## Written instruction
Write the entries out again exactly as they stand, but without the pictures.

## Available data
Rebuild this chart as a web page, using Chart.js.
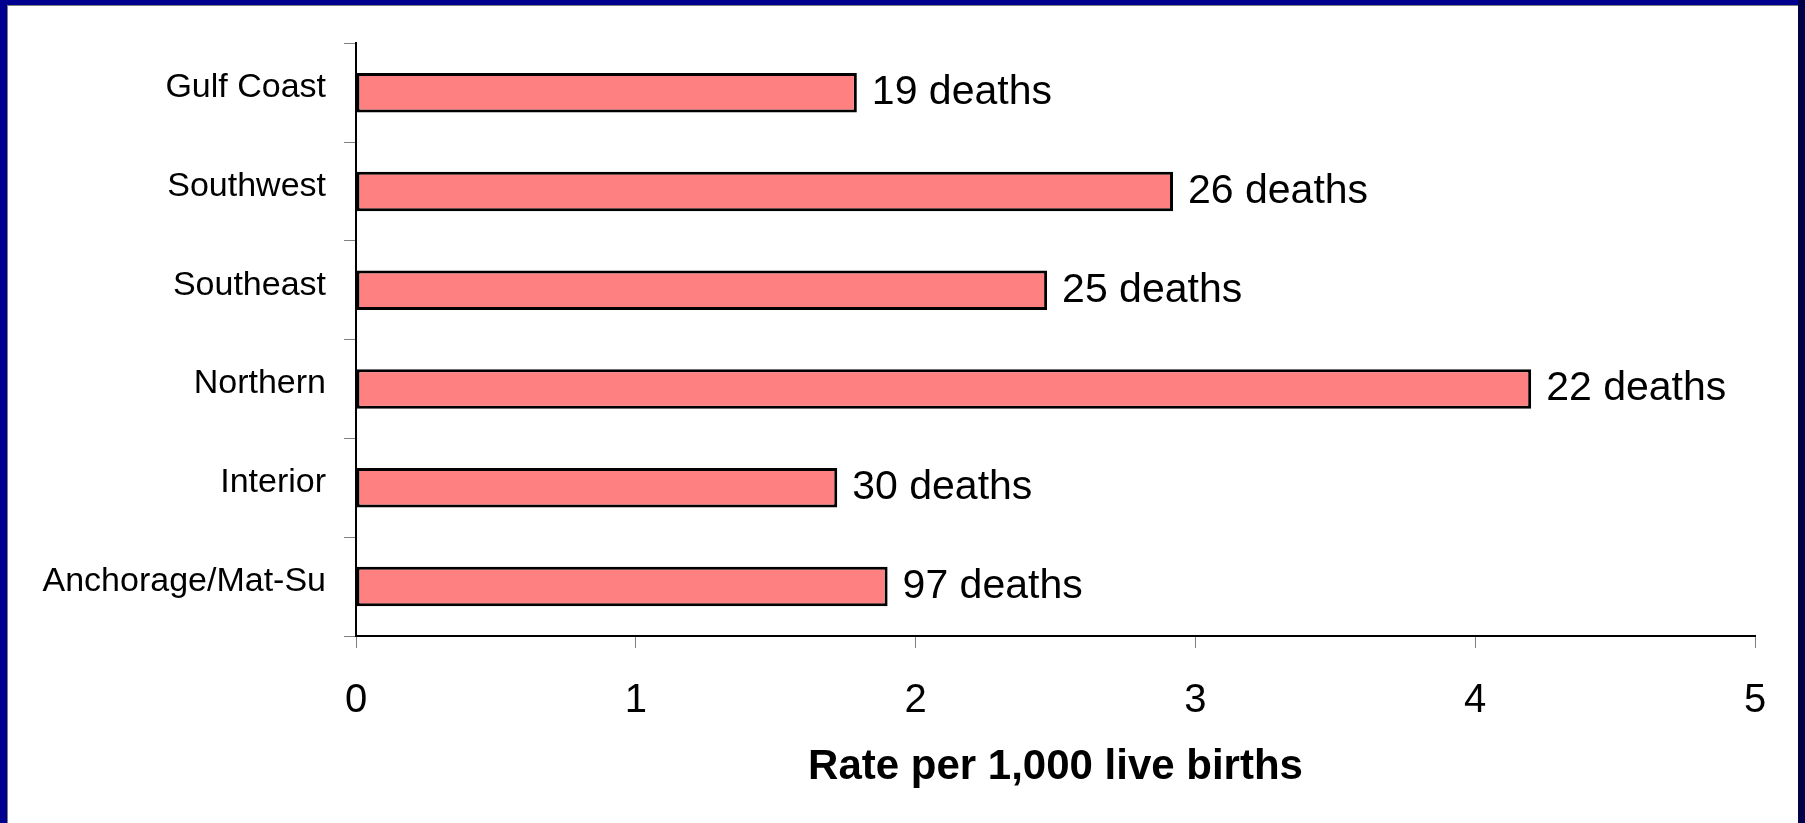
<!DOCTYPE html>
<html>
<head>
<meta charset="utf-8">
<script src="https://cdn.jsdelivr.net/npm/chart.js@4/dist/chart.umd.min.js"></script>
<style>
  html, body { margin: 0; padding: 0; background: #fff; overflow: hidden; }
  body { width: 1805px; height: 823px; position: relative; }
  .frameLeft { position: absolute; left: 0; top: 0; width: 7px; height: 823px; background: #000090; }
  .frameTop { position: absolute; left: 0; top: 0; width: 1805px; height: 5px; background: #000090; }
  .frameRight { position: absolute; right: 0; top: 0; width: 7px; height: 823px; background: #00004a; }
  .shade { position: absolute; left: 7px; top: 5px; width: 1791px; height: 818px;
           border-left: 1px solid #808080; border-top: 1px solid #808080; box-sizing: border-box; }
  #wrap { position: absolute; left: 7px; top: 5px; width: 1791px; height: 818px; }
</style>
</head>
<body>
<div id="wrap"><canvas id="barChart"></canvas></div>
<div class="shade"></div>
<div class="frameLeft"></div>
<div class="frameTop"></div>
<div class="frameRight"></div>
<script>
const ctx = document.getElementById('barChart')

let regions = ['Gulf Coast', 'Southwest', 'Southeast', 'Northern', 'Interior', 'Anchorage/Mat-Su']
let rates = [1.79, 2.92, 2.47, 4.2, 1.72, 1.9]
let deaths = [19, 26, 25, 22, 30, 97]
let xTicks = [0, 1, 2, 3, 4, 5]

// "NN deaths" text next to each bar
const deathLabels = {
  id: 'deathLabels',
  afterDatasetsDraw(chart) {
    const c = chart.ctx
    const meta = chart.getDatasetMeta(0)
    c.save()
    c.font = '41px "Liberation Sans", Arial, sans-serif'
    c.fillStyle = '#000'
    c.textAlign = 'left'
    c.textBaseline = 'middle'
    meta.data.forEach((bar, i) => {
      c.fillText(deaths[i] + ' deaths', bar.x + 15, bar.y)
    })
    c.restore()
  }
}

new Chart(ctx, {
  type: 'bar',
  data: {
    labels: regions,
    datasets: [{
      data: rates,
      backgroundColor: '#FF8080',
      borderColor: '#000',
      borderWidth: 3,
      borderSkipped: false,
      barPercentage: 0.4,
      categoryPercentage: 1,
    }],
  },
  options: {
    indexAxis: 'y',
    responsive: true,
    maintainAspectRatio: false,
    animation: false,
    layout: {
      padding: { left: 0, top: 29, right: 43, bottom: 0 },
    },
    scales: {
      y: {
        afterFit: (scale) => { scale.width = 349 },
        grid: {
          drawOnChartArea: false,
          color: '#808080',
          tickLength: 12,
          offset: true,
        },
        border: { color: '#000', width: 2 },
        ticks: {
          color: '#000',
          padding: 18,
          labelOffset: -5,
          font: { size: 34, family: '"Liberation Sans", Arial, sans-serif' },
        },
      },
      x: {
        min: 0,
        max: 5,
        afterFit: (scale) => { scale.height = 187 },
        afterBuildTicks: (scale) => { scale.ticks = xTicks.map(v => ({ value: v })) },
        grid: {
          drawOnChartArea: false,
          color: '#808080',
          tickLength: 12,
        },
        border: { color: '#000', width: 2 },
        ticks: {
          color: '#000',
          padding: 29,
          font: { size: 40, family: '"Liberation Sans", Arial, sans-serif' },
        },
        title: {
          display: true,
          text: 'Rate per 1,000 live births',
          color: '#000',
          padding: { top: 0, bottom: 30 },
          font: { size: 42, weight: 'bold', family: '"Liberation Sans", Arial, sans-serif' },
        },
      },
    },
    plugins: {
      legend: { display: false },
      tooltip: { enabled: false },
    },
  },
  plugins: [deathLabels],
})
</script>
</body>
</html>
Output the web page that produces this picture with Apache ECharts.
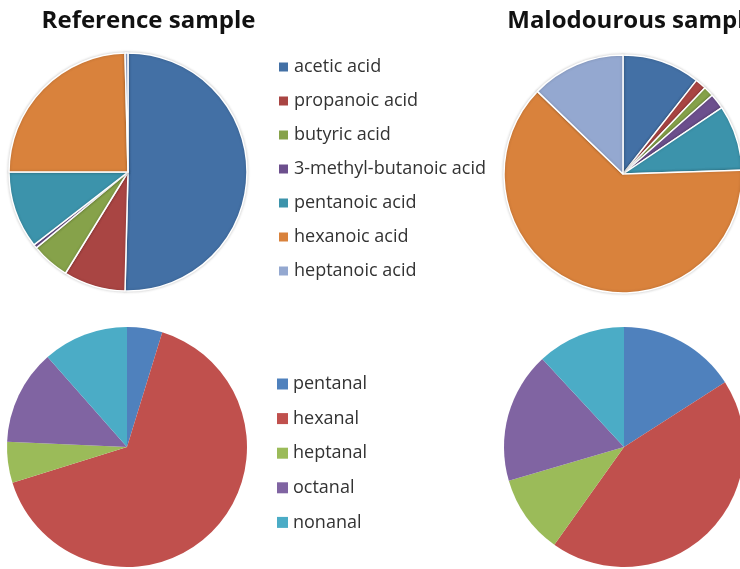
<!DOCTYPE html>
<html>
<head>
<meta charset="utf-8">
<script src="https://cdn.jsdelivr.net/npm/echarts@6/dist/echarts.min.js"></script>
<style>html,body{margin:0;padding:0;background:#fff}#chart{width:740px;height:569px}</style>
</head>
<body>
<div id="chart"></div>
<script>
const acidNames = ['acetic acid','propanoic acid','butyric acid','3-methyl-butanoic acid','pentanoic acid','hexanoic acid','heptanoic acid'];
const acidReference = [50.4, 8.4, 5.2, 0.5, 10.5, 24.6, 0.4];
const acidMalodourous = [10.6, 1.5, 1.4, 2.1, 8.9, 62.8, 12.8];
const aldehydeNames = ['pentanal','hexanal','heptanal','octanal','nonanal'];
const aldehydeReference = [4.75, 65.4, 5.5, 12.8, 11.5];
const aldehydeMalodourous = [15.9, 43.9, 10.6, 17.6, 11.9];
const titles = ['Reference sample','Malodourous sample'];

const acidColors = ['#4370a5','#a94543','#86a24a','#6c4f8d','#3c93ab','#d9823c','#94a8d0'];
const aldColors = ['#4f81bd','#c0504d','#9bbb59','#8064a2','#4bacc6'];

function mk(names, vals, colors){
  return names.map((n,i)=>({name:n, value:vals[i], itemStyle:{color:colors[i]}}));
}
const font = '"Open Sans", "Noto Sans", sans-serif';
const chart = echarts.init(document.getElementById('chart'));
const pieBase = {type:'pie', startAngle:90, clockwise:true, label:{show:false}, labelLine:{show:false}, animation:false, emphasis:{scale:false}};
chart.setOption({
  backgroundColor:'#fff',
  animation:false,
  title:[
    {text:titles[0], left:143.5, top:4, textAlign:'center', textStyle:{fontFamily:font, fontWeight:'bold', fontSize:24, color:'#111'}},
    {text:titles[1], left:628, top:4, textAlign:'center', textStyle:{fontFamily:font, fontWeight:'bold', fontSize:24, color:'#111'}}
  ],
  legend:[
    {data:acidNames, orient:'vertical', left:272, top:52, icon:'rect', itemWidth:11, itemHeight:11, itemGap:14,
     textStyle:{fontFamily:font, fontSize:18, color:'#333', lineHeight:20}},
    {data:aldehydeNames, orient:'vertical', left:272, top:369, icon:'rect', itemWidth:11, itemHeight:11, itemGap:14.6,
     textStyle:{fontFamily:font, fontSize:18, color:'#333', lineHeight:20}}
  ],
  series:[
    Object.assign({}, pieBase, {name:'acidRef', center:[128,172], radius:119, data:mk(acidNames, acidReference, acidColors),
      itemStyle:{borderColor:'#fff', borderWidth:1.5, shadowBlur:3, shadowColor:'rgba(0,0,0,0.2)'}}),
    Object.assign({}, pieBase, {name:'acidMal', center:[623,174], radius:119, data:mk(acidNames, acidMalodourous, acidColors),
      itemStyle:{borderColor:'#fff', borderWidth:1.5, shadowBlur:3, shadowColor:'rgba(0,0,0,0.2)'}}),
    Object.assign({}, pieBase, {name:'aldRef', center:[127,447], radius:120, data:mk(aldehydeNames, aldehydeReference, aldColors)}),
    Object.assign({}, pieBase, {name:'aldMal', center:[624,447], radius:120, data:mk(aldehydeNames, aldehydeMalodourous, aldColors)})
  ]
});
</script>
</body>
</html>
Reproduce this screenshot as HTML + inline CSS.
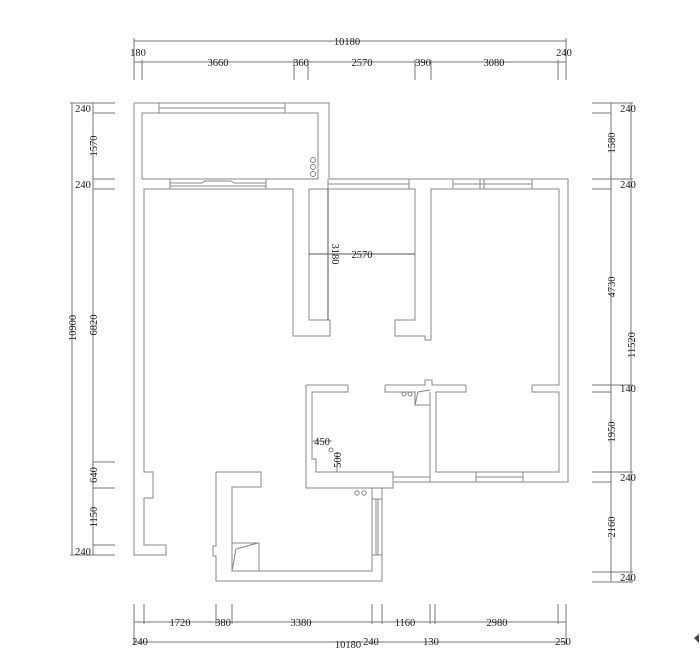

## Final answer
Rebuild this chart as a web page, using Chart.js.
<!DOCTYPE html>
<html>
<head>
<meta charset="utf-8">
<script src="https://cdn.jsdelivr.net/npm/chart.js@4/dist/chart.umd.min.js"></script>
<style>
  html, body { margin: 0; padding: 0; background: #fff; overflow: hidden; }
  body { width: 1805px; height: 823px; position: relative; }
  .frameLeft { position: absolute; left: 0; top: 0; width: 7px; height: 823px; background: #000090; }
  .frameTop { position: absolute; left: 0; top: 0; width: 1805px; height: 5px; background: #000090; }
  .frameRight { position: absolute; right: 0; top: 0; width: 7px; height: 823px; background: #00004a; }
  .shade { position: absolute; left: 7px; top: 5px; width: 1791px; height: 818px;
           border-left: 1px solid #808080; border-top: 1px solid #808080; box-sizing: border-box; }
  #wrap { position: absolute; left: 7px; top: 5px; width: 1791px; height: 818px; }
</style>
</head>
<body>
<div id="wrap"><canvas id="barChart"></canvas></div>
<div class="shade"></div>
<div class="frameLeft"></div>
<div class="frameTop"></div>
<div class="frameRight"></div>
<script>
const ctx = document.getElementById('barChart')

let regions = ['Gulf Coast', 'Southwest', 'Southeast', 'Northern', 'Interior', 'Anchorage/Mat-Su']
let rates = [1.79, 2.92, 2.47, 4.2, 1.72, 1.9]
let deaths = [19, 26, 25, 22, 30, 97]
let xTicks = [0, 1, 2, 3, 4, 5]

// "NN deaths" text next to each bar
const deathLabels = {
  id: 'deathLabels',
  afterDatasetsDraw(chart) {
    const c = chart.ctx
    const meta = chart.getDatasetMeta(0)
    c.save()
    c.font = '41px "Liberation Sans", Arial, sans-serif'
    c.fillStyle = '#000'
    c.textAlign = 'left'
    c.textBaseline = 'middle'
    meta.data.forEach((bar, i) => {
      c.fillText(deaths[i] + ' deaths', bar.x + 15, bar.y)
    })
    c.restore()
  }
}

new Chart(ctx, {
  type: 'bar',
  data: {
    labels: regions,
    datasets: [{
      data: rates,
      backgroundColor: '#FF8080',
      borderColor: '#000',
      borderWidth: 3,
      borderSkipped: false,
      barPercentage: 0.4,
      categoryPercentage: 1,
    }],
  },
  options: {
    indexAxis: 'y',
    responsive: true,
    maintainAspectRatio: false,
    animation: false,
    layout: {
      padding: { left: 0, top: 29, right: 43, bottom: 0 },
    },
    scales: {
      y: {
        afterFit: (scale) => { scale.width = 349 },
        grid: {
          drawOnChartArea: false,
          color: '#808080',
          tickLength: 12,
          offset: true,
        },
        border: { color: '#000', width: 2 },
        ticks: {
          color: '#000',
          padding: 18,
          labelOffset: -5,
          font: { size: 34, family: '"Liberation Sans", Arial, sans-serif' },
        },
      },
      x: {
        min: 0,
        max: 5,
        afterFit: (scale) => { scale.height = 187 },
        afterBuildTicks: (scale) => { scale.ticks = xTicks.map(v => ({ value: v })) },
        grid: {
          drawOnChartArea: false,
          color: '#808080',
          tickLength: 12,
        },
        border: { color: '#000', width: 2 },
        ticks: {
          color: '#000',
          padding: 29,
          font: { size: 40, family: '"Liberation Sans", Arial, sans-serif' },
        },
        title: {
          display: true,
          text: 'Rate per 1,000 live births',
          color: '#000',
          padding: { top: 0, bottom: 30 },
          font: { size: 42, weight: 'bold', family: '"Liberation Sans", Arial, sans-serif' },
        },
      },
    },
    plugins: {
      legend: { display: false },
      tooltip: { enabled: false },
    },
  },
  plugins: [deathLabels],
})
</script>
</body>
</html>
Output the web page that produces this picture with Apache ECharts.
<!DOCTYPE html>
<html>
<head>
<meta charset="utf-8">
<script src="https://cdn.jsdelivr.net/npm/echarts@6/dist/echarts.min.js"></script>
<style>html,body{margin:0;padding:0;background:#fff}#chart{width:740px;height:569px}</style>
</head>
<body>
<div id="chart"></div>
<script>
const acidNames = ['acetic acid','propanoic acid','butyric acid','3-methyl-butanoic acid','pentanoic acid','hexanoic acid','heptanoic acid'];
const acidReference = [50.4, 8.4, 5.2, 0.5, 10.5, 24.6, 0.4];
const acidMalodourous = [10.6, 1.5, 1.4, 2.1, 8.9, 62.8, 12.8];
const aldehydeNames = ['pentanal','hexanal','heptanal','octanal','nonanal'];
const aldehydeReference = [4.75, 65.4, 5.5, 12.8, 11.5];
const aldehydeMalodourous = [15.9, 43.9, 10.6, 17.6, 11.9];
const titles = ['Reference sample','Malodourous sample'];

const acidColors = ['#4370a5','#a94543','#86a24a','#6c4f8d','#3c93ab','#d9823c','#94a8d0'];
const aldColors = ['#4f81bd','#c0504d','#9bbb59','#8064a2','#4bacc6'];

function mk(names, vals, colors){
  return names.map((n,i)=>({name:n, value:vals[i], itemStyle:{color:colors[i]}}));
}
const font = '"Open Sans", "Noto Sans", sans-serif';
const chart = echarts.init(document.getElementById('chart'));
const pieBase = {type:'pie', startAngle:90, clockwise:true, label:{show:false}, labelLine:{show:false}, animation:false, emphasis:{scale:false}};
chart.setOption({
  backgroundColor:'#fff',
  animation:false,
  title:[
    {text:titles[0], left:143.5, top:4, textAlign:'center', textStyle:{fontFamily:font, fontWeight:'bold', fontSize:24, color:'#111'}},
    {text:titles[1], left:628, top:4, textAlign:'center', textStyle:{fontFamily:font, fontWeight:'bold', fontSize:24, color:'#111'}}
  ],
  legend:[
    {data:acidNames, orient:'vertical', left:272, top:52, icon:'rect', itemWidth:11, itemHeight:11, itemGap:14,
     textStyle:{fontFamily:font, fontSize:18, color:'#333', lineHeight:20}},
    {data:aldehydeNames, orient:'vertical', left:272, top:369, icon:'rect', itemWidth:11, itemHeight:11, itemGap:14.6,
     textStyle:{fontFamily:font, fontSize:18, color:'#333', lineHeight:20}}
  ],
  series:[
    Object.assign({}, pieBase, {name:'acidRef', center:[128,172], radius:119, data:mk(acidNames, acidReference, acidColors),
      itemStyle:{borderColor:'#fff', borderWidth:1.5, shadowBlur:3, shadowColor:'rgba(0,0,0,0.2)'}}),
    Object.assign({}, pieBase, {name:'acidMal', center:[623,174], radius:119, data:mk(acidNames, acidMalodourous, acidColors),
      itemStyle:{borderColor:'#fff', borderWidth:1.5, shadowBlur:3, shadowColor:'rgba(0,0,0,0.2)'}}),
    Object.assign({}, pieBase, {name:'aldRef', center:[127,447], radius:120, data:mk(aldehydeNames, aldehydeReference, aldColors)}),
    Object.assign({}, pieBase, {name:'aldMal', center:[624,447], radius:120, data:mk(aldehydeNames, aldehydeMalodourous, aldColors)})
  ]
});
</script>
</body>
</html>
Reproduce this screenshot as HTML + inline CSS.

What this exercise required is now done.